I think the more that we are willing to really talk to people and listen to them and where they come from, the more the Lord changes our hearts as He reveals His love for them as they share their stories of brokenness and hurt, and that He gives us a compassion that we, on our own, lack.

And… it’s pretty humbling when you think that you might be one of those people that others just don’t enjoy being around. But, maybe if they really knew you…maybe if they were willing to look past that nervous laugh, or the incessant talking, or the uncontrollable burps, or the one-upping tendencies that come from a deep insecurity…. That they would see a person, absolutely imperfect, but not too different from them at all.

Be willing.
And I think the Lord will take care of the rest.
Oh, and that whole Golden Rule thing, too.
Oh... and nothing about this is natural or easy. And that's why, when we are willing (even when we feel unable), we don't really get the credit for it in the end. Shoot, even when we are unwilling but we desire to still somehow walk in obedience to that whole 'loving our enemy' thing, I think the Lord is faithful in moving us to places where we constantly have to get over ourselves. 

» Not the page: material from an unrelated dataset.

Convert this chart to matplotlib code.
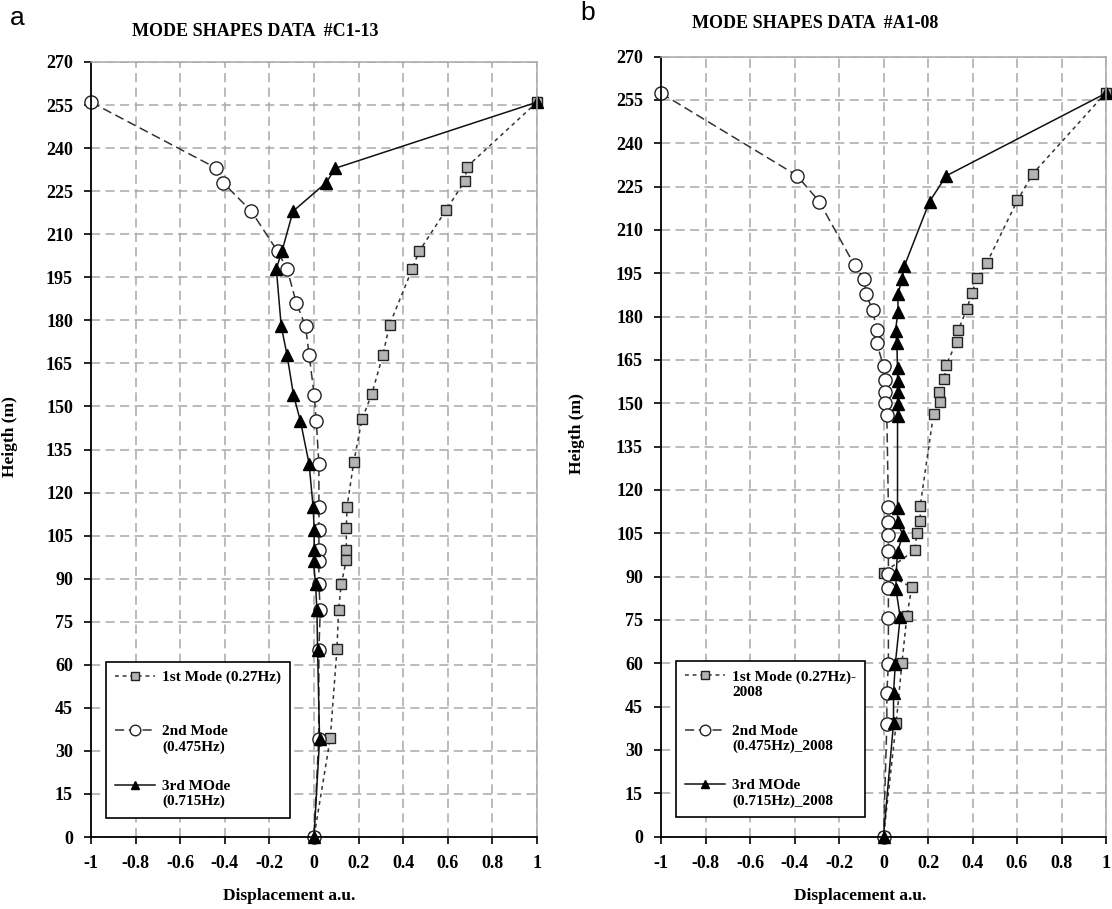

Isn't that what it almost always tends to boil down to, anyway? 
Getting over ourselves? 

But, I pray that we'd be surprised by the people we think we are unable to love and unable to enjoy being around. That when we are willing, when we take the time, when we reach out... that we would find that our obedience moves us into a place where our enjoyment with those people is undeniable, where we aren't so consumed with what we are getting out of the experience, and the Lord would be truly glorified. 

I truly believe it is possible. 
It takes work. It takes effort. It isn't easy.
But it is possible...especially if it matters to you.